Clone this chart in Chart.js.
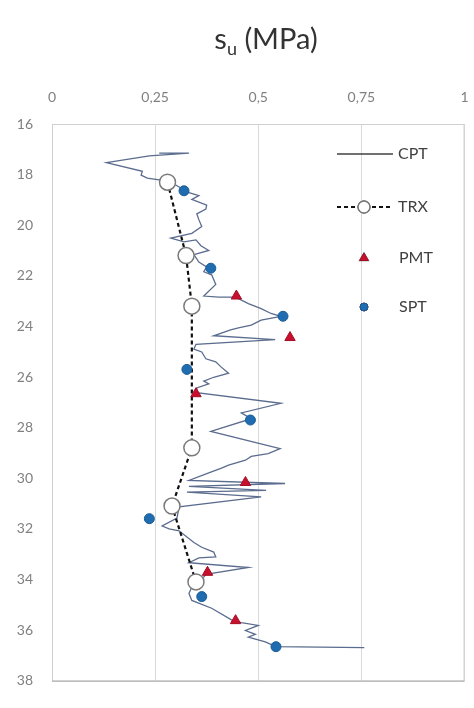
<!DOCTYPE html>
<html>
<head>
<meta charset="utf-8">
<script src="https://cdn.jsdelivr.net/npm/chart.js@4"></script>
<style>
    html, body { margin: 0; padding: 0; background: #fff; }
    #wrap { position: relative; width: 474px; height: 708px; }
    #title {
        position: absolute; left: 60px; width: 412px; top: 20px;
        text-align: center; font-family: Lato, "Open Sans", sans-serif;
        font-size: 29px; color: #333;
    }
    #title sub { font-size: 18px; vertical-align: -6px; }
</style>
</head>
<body>
<div id="wrap">
    <div id="title">s<sub>u</sub> (MPa)</div>
    <canvas id="chart" width="474" height="708"></canvas>
</div>
<script>
// CPT profile: undrained strength (MPa) vs depth (m)
const cptSu = [0.260, 0.332, 0.236, 0.132, 0.219, 0.216, 0.231, 0.264, 0.300, 0.332,
    0.356, 0.339, 0.375, 0.373, 0.351, 0.356, 0.363, 0.339, 0.288, 0.320,
    0.349, 0.361, 0.380, 0.344, 0.356, 0.375, 0.368, 0.387, 0.397, 0.368,
    0.404, 0.445, 0.476, 0.507, 0.531, 0.555, 0.507, 0.483, 0.452, 0.433,
    0.392, 0.541, 0.349, 0.344, 0.363, 0.373, 0.397, 0.409, 0.428, 0.392,
    0.368, 0.380, 0.351, 0.351, 0.555, 0.459, 0.483, 0.385, 0.553, 0.524,
    0.483, 0.469, 0.428, 0.411, 0.380, 0.332, 0.565, 0.332, 0.519, 0.327,
    0.507, 0.308, 0.303, 0.267, 0.284, 0.308, 0.344, 0.363, 0.392, 0.397,
    0.356, 0.332, 0.476, 0.373, 0.368, 0.349, 0.339, 0.332, 0.339, 0.387,
    0.435, 0.459, 0.500, 0.469, 0.493, 0.476, 0.517, 0.543, 0.757];
const cptDepth = [17.15, 17.15, 17.26, 17.53, 17.87, 18.02, 18.14, 18.22, 18.41, 18.71,
    18.83, 18.98, 19.21, 19.36, 19.55, 19.78, 20.05, 20.32, 20.51, 20.66,
    20.58, 20.81, 21.00, 21.16, 21.46, 21.65, 21.84, 21.96, 22.34, 22.80,
    22.84, 22.84, 23.10, 23.30, 23.49, 23.60, 23.75, 23.95, 24.06, 24.14,
    24.37, 24.52, 24.71, 24.90, 25.01, 25.28, 25.40, 25.59, 25.85, 26.01,
    26.16, 26.27, 26.43, 26.62, 27.04, 27.42, 27.65, 28.15, 28.83, 29.03,
    29.14, 29.29, 29.48, 29.60, 29.79, 30.09, 30.21, 30.32, 30.48, 30.55,
    30.74, 31.13, 31.58, 31.89, 32.00, 32.08, 32.54, 32.73, 32.92, 33.11,
    33.15, 33.34, 33.53, 33.80, 33.91, 34.11, 34.30, 34.56, 34.83, 35.14,
    35.60, 35.71, 35.82, 36.02, 36.17, 36.28, 36.47, 36.66, 36.70];

const trxSu    = [0.280, 0.325, 0.339, 0.339, 0.291, 0.349];
const trxDepth = [18.3, 21.2, 23.2, 28.8, 31.1, 34.1];

const pmtSu    = [0.447, 0.577, 0.349, 0.469, 0.377, 0.445];
const pmtDepth = [22.8, 24.44, 26.66, 30.17, 33.72, 35.63];

const sptSu    = [0.320, 0.385, 0.560, 0.327, 0.481, 0.236, 0.363, 0.543];
const sptDepth = [18.64, 21.7, 23.6, 25.7, 27.7, 31.6, 34.68, 36.66];

const xTicks = [0, 0.25, 0.5, 0.75, 1];
const seriesNames = ['CPT', 'TRX', 'PMT', 'SPT'];

function toPoints(xs, ys) {
    return xs.map((x, i) => ({ x: x, y: ys[i] }));
}

const FONT = 'Lato, "Open Sans", sans-serif';

// box around the plot + legend inside on the right
const framePlugin = {
    id: 'frame',
    beforeDatasetsDraw(chart) {
        const a = chart.chartArea;
        const ctx = chart.ctx;
        ctx.save();
        ctx.strokeStyle = '#d0d0d0';
        ctx.lineWidth = 1;
        ctx.strokeRect(a.left + 0.5, a.top + 0.5, a.right - a.left - 1, a.bottom - a.top);
        ctx.strokeStyle = '#a6a6a6';
        ctx.beginPath();
        ctx.moveTo(a.left, a.bottom + 0.5);
        ctx.lineTo(a.right, a.bottom + 0.5);
        ctx.stroke();
        ctx.restore();
    },
    afterDraw(chart) {
        const ctx = chart.ctx;
        const ds = chart.data.datasets;
        const rows = [154, 207, 258, 307];
        const x0 = 337, x1 = 393, xm = 364, xt = 398;
        ctx.save();
        ctx.font = '16px ' + FONT;
        ctx.fillStyle = '#404040';
        ctx.textBaseline = 'middle';
        ctx.textAlign = 'left';
        rows.forEach((y, i) => {
            const d = ds[i];
            if (d.showLine) {
                ctx.save();
                ctx.strokeStyle = i === 0 ? '#404040' : d.borderColor;
                ctx.lineWidth = i === 0 ? 1.3 : 2;
                ctx.setLineDash(d.borderDash || []);
                ctx.beginPath();
                ctx.moveTo(x0, y);
                ctx.lineTo(x1, y);
                ctx.stroke();
                ctx.restore();
            }
            if (d.pointRadius > 0) {
                Chart.helpers.drawPoint(ctx, {
                    pointStyle: d.pointStyle,
                    radius: i === 1 ? 6 : d.pointRadius - 1,
                    borderWidth: d.pointBorderWidth
                }, xm, y);
                ctx.fillStyle = d.pointBackgroundColor;
                ctx.strokeStyle = d.pointBorderColor;
                ctx.lineWidth = d.pointBorderWidth;
                ctx.fill();
                ctx.stroke();
                ctx.fillStyle = '#404040';
            }
            ctx.fillText(seriesNames[i], i >= 2 ? xt + 1 : xt, y);
        });
        ctx.restore();
    }
};

new Chart(document.getElementById('chart'), {
    type: 'scatter',
    data: {
        datasets: [
            {
                label: seriesNames[0],
                data: toPoints(cptSu, cptDepth),
                showLine: true,
                borderColor: '#5b6c8e',
                borderWidth: 1.3,
                pointRadius: 0,
                order: 4
            },
            {
                label: seriesNames[1],
                data: toPoints(trxSu, trxDepth),
                showLine: true,
                borderColor: '#111111',
                borderWidth: 2.2,
                borderDash: [4, 3],
                pointStyle: 'circle',
                pointRadius: 8,
                pointBackgroundColor: '#ffffff',
                pointBorderColor: '#7a7a7a',
                pointBorderWidth: 1.5,
                order: 3
            },
            {
                label: seriesNames[2],
                data: toPoints(pmtSu, pmtDepth),
                pointStyle: 'triangle',
                pointRadius: 6,
                pointBackgroundColor: '#c8102e',
                pointBorderColor: '#a50d26',
                pointBorderWidth: 1,
                order: 2
            },
            {
                label: seriesNames[3],
                data: toPoints(sptSu, sptDepth),
                pointStyle: 'circle',
                pointRadius: 5,
                pointBackgroundColor: '#1f6db0',
                pointBorderColor: '#1b5c93',
                pointBorderWidth: 1,
                order: 1
            }
        ]
    },
    options: {
        responsive: false,
        animation: false,
        devicePixelRatio: 1,
        layout: { padding: { top: 0, right: 6, bottom: 8, left: 0 } },
        plugins: {
            legend: { display: false },
            tooltip: { enabled: false }
        },
        scales: {
            x: {
                type: 'linear',
                position: 'top',
                min: 0,
                max: 1,
                afterFit: (s) => {
                    s.height = 124;
                    s.paddingLeft = 0;
                    s.paddingRight = 0;
                },
                afterBuildTicks: (s) => { s.ticks = xTicks.map(v => ({ value: v })); },
                grid: { color: '#d9d9d9', drawTicks: false },
                border: { display: false },
                ticks: {
                    padding: 18,
                    color: '#808080',
                    font: { family: FONT, size: 14 },
                    callback: (v) => String(v).replace('.', ',')
                }
            },
            y: {
                type: 'linear',
                reverse: true,
                min: 16,
                max: 38,
                afterFit: (s) => { s.width = 52; },
                grid: { display: false, drawTicks: false },
                border: { display: false },
                ticks: {
                    stepSize: 2,
                    padding: 19,
                    color: '#808080',
                    font: { family: FONT, size: 14 }
                }
            }
        }
    },
    plugins: [framePlugin]
});
</script>
</body>
</html>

__YOUR OBJECTIVE__
Restate only the lines running from the start of the material above through the line containing "35.60, 35.71, 35.82, 36.02, 36.17, 36.28, 36.47, 36.66, 36.70];", ends included. No pictures.

__SOLUTION FOR THIS PROBLEM__
Clone this chart in Chart.js.
<!DOCTYPE html>
<html>
<head>
<meta charset="utf-8">
<script src="https://cdn.jsdelivr.net/npm/chart.js@4"></script>
<style>
    html, body { margin: 0; padding: 0; background: #fff; }
    #wrap { position: relative; width: 474px; height: 708px; }
    #title {
        position: absolute; left: 60px; width: 412px; top: 20px;
        text-align: center; font-family: Lato, "Open Sans", sans-serif;
        font-size: 29px; color: #333;
    }
    #title sub { font-size: 18px; vertical-align: -6px; }
</style>
</head>
<body>
<div id="wrap">
    <div id="title">s<sub>u</sub> (MPa)</div>
    <canvas id="chart" width="474" height="708"></canvas>
</div>
<script>
// CPT profile: undrained strength (MPa) vs depth (m)
const cptSu = [0.260, 0.332, 0.236, 0.132, 0.219, 0.216, 0.231, 0.264, 0.300, 0.332,
    0.356, 0.339, 0.375, 0.373, 0.351, 0.356, 0.363, 0.339, 0.288, 0.320,
    0.349, 0.361, 0.380, 0.344, 0.356, 0.375, 0.368, 0.387, 0.397, 0.368,
    0.404, 0.445, 0.476, 0.507, 0.531, 0.555, 0.507, 0.483, 0.452, 0.433,
    0.392, 0.541, 0.349, 0.344, 0.363, 0.373, 0.397, 0.409, 0.428, 0.392,
    0.368, 0.380, 0.351, 0.351, 0.555, 0.459, 0.483, 0.385, 0.553, 0.524,
    0.483, 0.469, 0.428, 0.411, 0.380, 0.332, 0.565, 0.332, 0.519, 0.327,
    0.507, 0.308, 0.303, 0.267, 0.284, 0.308, 0.344, 0.363, 0.392, 0.397,
    0.356, 0.332, 0.476, 0.373, 0.368, 0.349, 0.339, 0.332, 0.339, 0.387,
    0.435, 0.459, 0.500, 0.469, 0.493, 0.476, 0.517, 0.543, 0.757];
const cptDepth = [17.15, 17.15, 17.26, 17.53, 17.87, 18.02, 18.14, 18.22, 18.41, 18.71,
    18.83, 18.98, 19.21, 19.36, 19.55, 19.78, 20.05, 20.32, 20.51, 20.66,
    20.58, 20.81, 21.00, 21.16, 21.46, 21.65, 21.84, 21.96, 22.34, 22.80,
    22.84, 22.84, 23.10, 23.30, 23.49, 23.60, 23.75, 23.95, 24.06, 24.14,
    24.37, 24.52, 24.71, 24.90, 25.01, 25.28, 25.40, 25.59, 25.85, 26.01,
    26.16, 26.27, 26.43, 26.62, 27.04, 27.42, 27.65, 28.15, 28.83, 29.03,
    29.14, 29.29, 29.48, 29.60, 29.79, 30.09, 30.21, 30.32, 30.48, 30.55,
    30.74, 31.13, 31.58, 31.89, 32.00, 32.08, 32.54, 32.73, 32.92, 33.11,
    33.15, 33.34, 33.53, 33.80, 33.91, 34.11, 34.30, 34.56, 34.83, 35.14,
    35.60, 35.71, 35.82, 36.02, 36.17, 36.28, 36.47, 36.66, 36.70];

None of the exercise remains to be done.